Inference optimization · AI / ML · Code with Animation

What is inference optimization?

Inference optimization makes a model predict faster and cheaper without retraining it: quantizing weights to smaller numbers, batching requests together, caching, and using efficient runtimes. Training cost is one-time; inference cost is forever, so this is where the money is.

Why it matters

A served model runs millions of predictions, and each one costs compute. Halving inference cost or latency directly improves the product and the bill. As models get larger, optimization is what makes them affordable to serve at all — a high-leverage, in-demand skill.

What to learn

Quantization: trading precision for speed and size
Batching requests for throughput
Caching repeated inputs
Efficient runtimes (ONNX, TensorRT, vLLM)
GPU versus CPU inference trade-offs
Latency versus throughput tuning
Measuring before and after

Common pitfall

Quantizing or optimizing aggressively without measuring the accuracy cost.
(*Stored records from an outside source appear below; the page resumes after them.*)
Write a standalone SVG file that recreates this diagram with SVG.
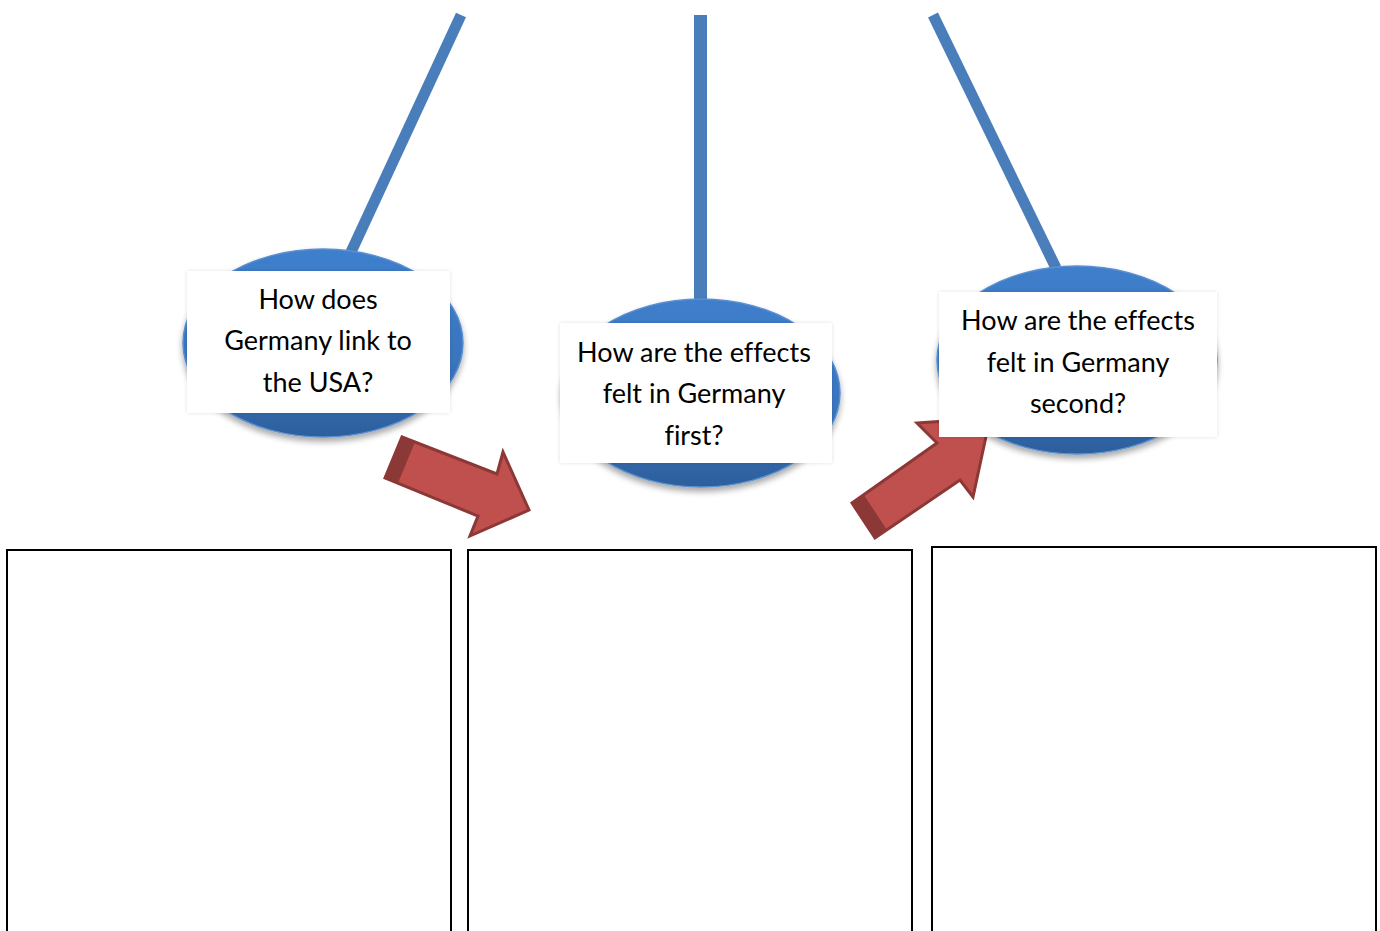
<svg xmlns="http://www.w3.org/2000/svg" width="1380" height="931" viewBox="0 0 1380 931">
<defs>
<linearGradient id="blueGrad" x1="0" y1="0" x2="0" y2="1">
<stop offset="0" stop-color="#3f7fcc"/>
<stop offset="0.6" stop-color="#3a74bd"/>
<stop offset="1" stop-color="#2d5f9c"/>
</linearGradient>
<filter id="ellShadow" x="-20%" y="-20%" width="140%" height="150%">
<feGaussianBlur in="SourceAlpha" stdDeviation="3"/>
<feOffset dx="0" dy="4" result="b"/>
<feComponentTransfer><feFuncA type="linear" slope="0.35"/></feComponentTransfer>
<feMerge><feMergeNode/><feMergeNode in="SourceGraphic"/></feMerge>
</filter>
<filter id="boxShadow" x="-10%" y="-10%" width="120%" height="120%">
<feGaussianBlur in="SourceAlpha" stdDeviation="2"/>
<feComponentTransfer><feFuncA type="linear" slope="0.12"/></feComponentTransfer>
<feMerge><feMergeNode/><feMergeNode in="SourceGraphic"/></feMerge>
</filter>
</defs>
<style>
.stick{stroke:#4a7ebb;stroke-width:11;fill:none}
.ell{fill:url(#blueGrad);stroke:#5a8fd0;stroke-width:1.5;filter:url(#ellShadow)}
.lbl{fill:#ffffff;filter:url(#boxShadow)}
.txt{font-family:Lato,"Open Sans","Liberation Sans",sans-serif;font-size:27px;fill:#000000;text-anchor:middle;font-variant-ligatures:none}
.arrow{fill:#c0504d;stroke:#8c3836;stroke-width:3;stroke-linejoin:miter}
.tail{fill:#8c3836}
.frame{fill:#ffffff;stroke:#000000;stroke-width:2}
</style>
<rect width="1380" height="931" fill="#ffffff"/>

<g id="connectors">
<line class="stick" x1="461" y1="15" x2="345" y2="265"/>
<line class="stick" x1="700.5" y1="15" x2="700.5" y2="300" style="stroke-width:13"/>
<line class="stick" x1="933" y1="15" x2="1056" y2="268"/>
</g>

<g id="node-1">
<ellipse class="ell" cx="323" cy="343" rx="140" ry="94"/>
<rect class="lbl" x="187" y="271" width="263" height="142"/>
<text class="txt" x="318" y="309">How does</text>
<text class="txt" x="318" y="350">Germany link to</text>
<text class="txt" x="318" y="392">the USA?</text>
</g>

<g id="node-2">
<ellipse class="ell" cx="701" cy="393" rx="139" ry="94"/>
<rect class="lbl" x="560" y="323" width="272" height="140"/>
<text class="txt" x="694" y="362">How are the effects</text>
<text class="txt" x="694" y="403">felt in Germany</text>
<text class="txt" x="694" y="445">first?</text>
</g>

<g id="arrows">
<polygon class="arrow" points="402,437 497,474 503,452 529,510 470,536 478,516 385,478"/>
<polygon class="tail" points="402,437 415,442 398,483 385,478"/>
<polygon class="arrow" points="852,503 937,443 917,423 990,418 973,497 960,480 875,538"/>
<polygon class="tail" points="852,503 864,495 887,530 875,538"/>
</g>

<g id="node-3">
<ellipse class="ell" cx="1077" cy="360" rx="140" ry="94"/>
<rect class="lbl" x="939" y="292" width="278" height="145"/>
<text class="txt" x="1078" y="330">How are the effects</text>
<text class="txt" x="1078" y="372">felt in Germany</text>
<text class="txt" x="1078" y="413">second?</text>
</g>

<g id="box-1"><rect class="frame" x="7" y="550" width="444" height="400"/></g>
<g id="box-2"><rect class="frame" x="468" y="550" width="444" height="400"/></g>
<g id="box-3"><rect class="frame" x="932" y="547" width="444" height="400"/></g>
</svg>
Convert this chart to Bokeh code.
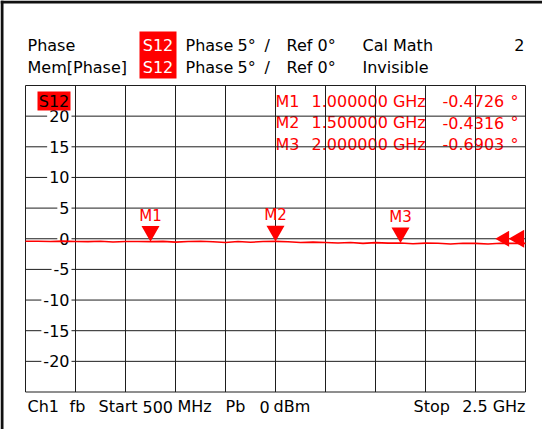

Optimizations like quantization trade a little precision for speed — usually fine, sometimes not. Always benchmark both the speed gain and the accuracy change, because a model that is twice as fast but noticeably worse may be a bad trade for your use case.

Resources

Primary (free):

Practice

Take a served model and measure its baseline latency and throughput. Apply one optimization — quantization or request batching — and measure again, checking both the speed change and any accuracy difference. Done when you can report the speed gain and confirm the accuracy cost was acceptable.

Outcomes

Apply quantization and batching to speed up inference.
Use an efficient runtime for serving.
Tune for latency versus throughput.
Measure the accuracy cost of every optimization.